Are you factoring in the fact that Amtrac will close Holgate Street for their massive maintenance building. There will be no traffic across Hogate Street.
Look, I’m in favor of any upzoning to add housing, but there’s no way I’m going to invest energy in this one in particular. One guy, Chris Hansen, bought all this property in order to push a development on it through the council and make a tidy profit. Sara Nelson is just the latest stooge to let his money talk. Doing a spot upzone as a gift to one rich guy, feels gross.
I’m not gonna put effort into fighting against a housing initiative, but I’m not gonna put effort into supporting this one either. And Nelson doesn’t get any urbanist cred from this.
Yeah, stuff the poors and the service workers in the well-known liquefaction zone. Nothing bad will happen surely. It’s not like useless office space elsewhere around the city could be redeveloped for denser housing. Like maybe Nelson could propose to reclaim the waterfront property in Fremont?
You’re kidding yourself if you think this is anything more than Hansen trying to find some way to increase the value of the land he owns that he didn’t get to build a stadium on. This is all funded by Hansen.
I take different approach to comrade R above but I agree that this is a bad idea. There is a lot of developable land in Seattle in far more salubrious places that SoDo. There are vacant businesses and homes, parking lots, and brownfields/disused land all over the city but of course it can’t be developed unless the nominal owner can reap the benefit of effortless accumulation.
John Stuart Mill is as right today as he was then…”[Land owners] grow rich in their sleep without working, risking or economizing. The increase in the value of land, arising as it does from the efforts of an entire community, should belong to the community and not to the individual who might hold title.”
Speculative investment in land has far too much influence in Seattle. Curbing that through land rents/ground leases, etc would go a long way to unlocking land for development without squeezing people into a liquefaction zone hard by a busy port.

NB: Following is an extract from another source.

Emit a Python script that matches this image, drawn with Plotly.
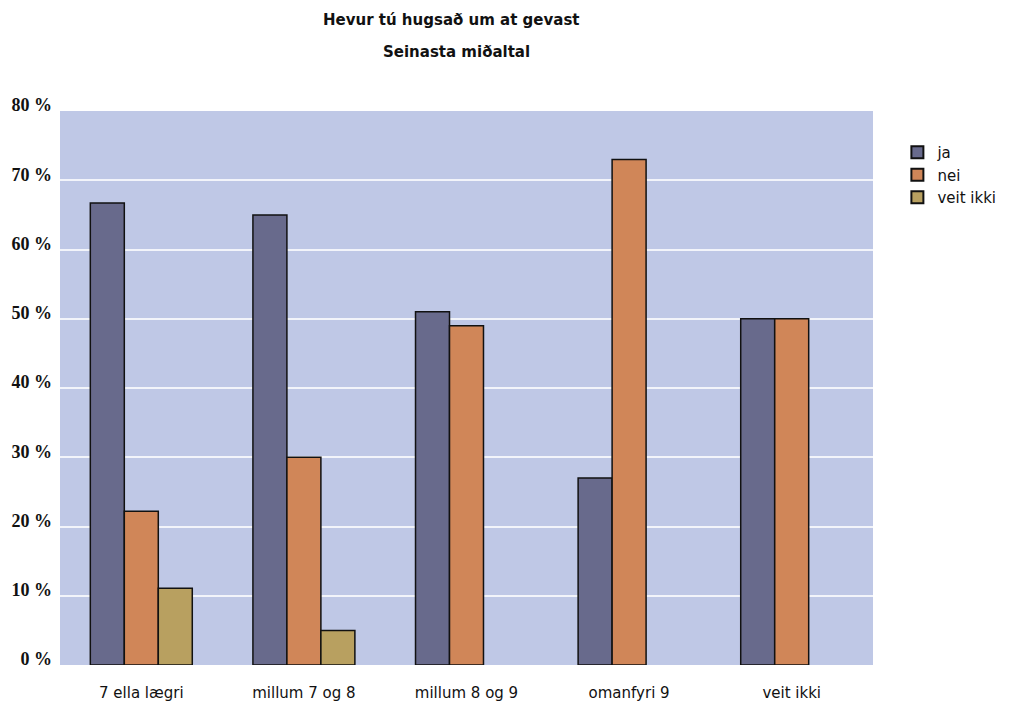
import plotly.graph_objects as go

categories = ["7 ella lægri", "millum 7 og 8", "millum 8 og 9", "omanfyri 9", "veit ikki"]
ja = [66.7, 65.0, 51.0, 27.0, 50.0]
nei = [22.2, 30.0, 49.0, 73.0, 50.0]
veit_ikki = [11.1, 5.0, None, None, None]
series_names = ["ja", "nei", "veit ikki"]
colors = ["#686A8C", "#D08658", "#B8A060"]
y_ticks = [0, 10, 20, 30, 40, 50, 60, 70, 80]

fig = go.Figure()
for name, vals, col in zip(series_names, [ja, nei, veit_ikki], colors):
    fig.add_trace(go.Bar(
        x=categories, y=vals, name=name,
        marker=dict(color=col, line=dict(color="#111111", width=1.5)),
    ))

# page body has an 8px margin; compensate
OFF = 8
W, H = 1012 - OFF, 702 - OFF
L, T = 60 - OFF, 111 - OFF
R = W - (873 - OFF)
B = H - (665 - OFF)

fig.update_layout(
    width=W, height=H,
    margin=dict(l=L, r=R, t=T, b=B, autoexpand=False),
    paper_bgcolor="white",
    plot_bgcolor="#BFC8E6",
    barmode="group",
    bargap=0.373,
    bargroupgap=0,
    showlegend=True,
    legend=dict(
        x=1.03, y=0.955, xanchor="left", yanchor="top",
        font=dict(family="DejaVu Sans, Liberation Sans", size=15, color="#111111"),
        bgcolor="rgba(0,0,0,0)",
        tracegroupgap=0,
        itemsizing="constant",
    ),
    font=dict(family="DejaVu Sans, Liberation Sans", color="#111111"),
)

fig.update_yaxes(
    range=[0, 80],
    tickvals=y_ticks,
    ticktext=[f"{v} %" for v in y_ticks],
    showgrid=True, gridcolor="#F2F4FA", gridwidth=1.5,
    zeroline=False, showline=False,
    tickfont=dict(family="Liberation Serif, Times New Roman", size=18, color="#111111", weight="bold"),
    ticklabelstandoff=7,
    ticklabelshift=-6,
    automargin=False,
)
fig.update_xaxes(
    showgrid=False, showline=False,
    tickfont=dict(family="DejaVu Sans, Liberation Sans", size=15, color="#111111"),
    ticklabelstandoff=17,
    automargin=False,
)

PW, PH = W - L - R, H - T - B
fig.add_annotation(text="<b>Hevur tú hugsað um at gevast</b>", xref="paper", yref="paper",
                   x=(451 - OFF - L) / PW, y=1 + (T - (20 - OFF)) / PH,
                   showarrow=False, xanchor="center", yanchor="middle",
                   font=dict(family="DejaVu Sans, Liberation Sans", size=15, color="#111111"))
fig.add_annotation(text="<b>Seinasta miðaltal</b>", xref="paper", yref="paper",
                   x=(456 - OFF - L) / PW, y=1 + (T - (52 - OFF)) / PH,
                   showarrow=False, xanchor="center", yanchor="middle",
                   font=dict(family="DejaVu Sans, Liberation Sans", size=15, color="#111111"))

fig.write_html("out.html")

In other words, revolution is preferable to reform? I’m aware that there’s land all over the city that could be used for affordable housing, but I’m far more aware that every single individual place is utterly unacceptable for affordable housing. For some strange reason the great and the good have decided, just this once, to counter that latter natural law, and I can’t bring myself to accept that those who nevertheless argue against this location are doing anything other than the same old same old.
So rather than reform or revolution we’ll just let the Seattle Process have its way.
There are large parcels that could house many families, not 4 or 6-plexes, but go off. Brownfields and graffiti exhibits before solutions to Seattle’s now-normalized “crises.”
Bad idea. Ask the people who it affects if they support it. Of course, people who feel no consequence of this are fine with it. I’ll support a tunnel to Hawaii. People in Spokane, would probably support it. But, you’re providing one sided arguments for placing housing in this area. The off-ramp to the stadium and the parking lot was paid for with tax dollars from the Port for the trucks coming and going.
City government allows the decimation of all low income housing in downtown Seattle so developers can create
high rise condos. They’d rather cater to rich developers and corporate interests then create a livable city. These same developers whine about having to pay enough taxes to support law enforcement and to provide low income housing.